Output details
34 - Art and Design: History, Practice and Theory
Leeds Beckett University
Hidden Agendas. One person exhibition with catalogue, and some local reviews
The show consisted of 2 photographic installations, 6 bronzes, 5 kinetic pieces, 5 objects with text, 7 mixed media objects, 3 pairs of embroidered pyjamas, 2 large rag rug hangings, 6 large drawings and 6 short films.
This artist is more interested in what he doesn’t know than in what he does, and is particularly intrigued in the often transgressive overlap between various visual disciplines where demarcation and contention make new challenges.
The objects are from everyday domestic origins, but interventions have been made into them by the addition of e.g. lenses, kinetic movement, text, sewing or they are cast in bronze. The use of “found” objects in making art pieces presupposes that they were “lost” in the first place. The idea of “recouping the outmoded”, [Hal Foster, “Compulsive Beauty”], allows the object with artistic manipulation, to lose one identity and gain a number of others; creating layers of allegorical and symbolic meaning that reach for a fusion of creative coincidence. New narratives, perspectives, and startling re-readings of a paradoxical nature between the art object and the mundane are exposed by emphasising hidden and latent properties inherent in interior forms, and contradicting known, familiar functions.

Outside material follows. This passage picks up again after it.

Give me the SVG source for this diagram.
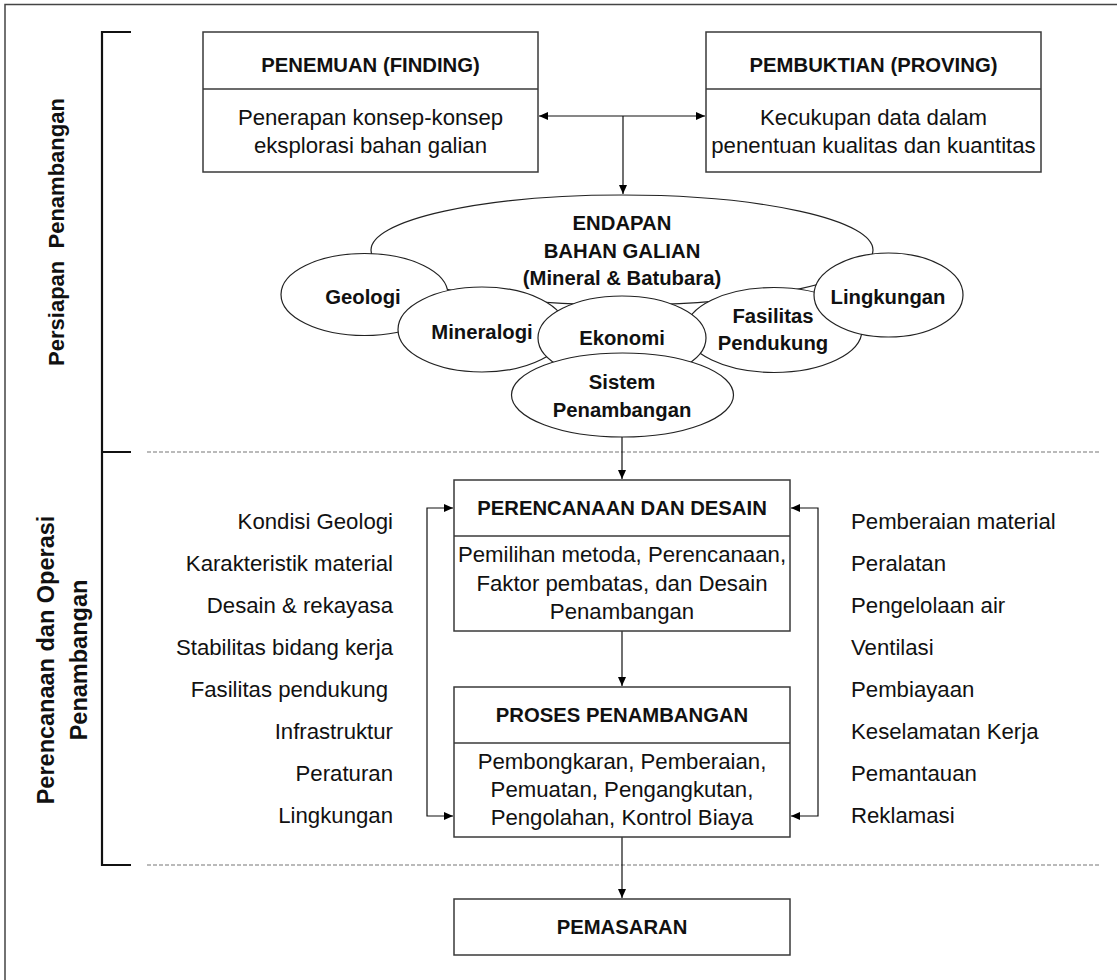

The materials and processes employed are not defined by convention or habit, or by a hierarchy of form, but are dictated by the idea. Skills are borrowed from other crafts and technologies, and collaboration is sought from other makers whose expertise is not shared but needed. There is a mixture and collision of plastic, verbal and conceptual languages to reveal ambiguous allusions, and create situations where meaning and context slip and slide through the poetic and emotional spaces that surround us.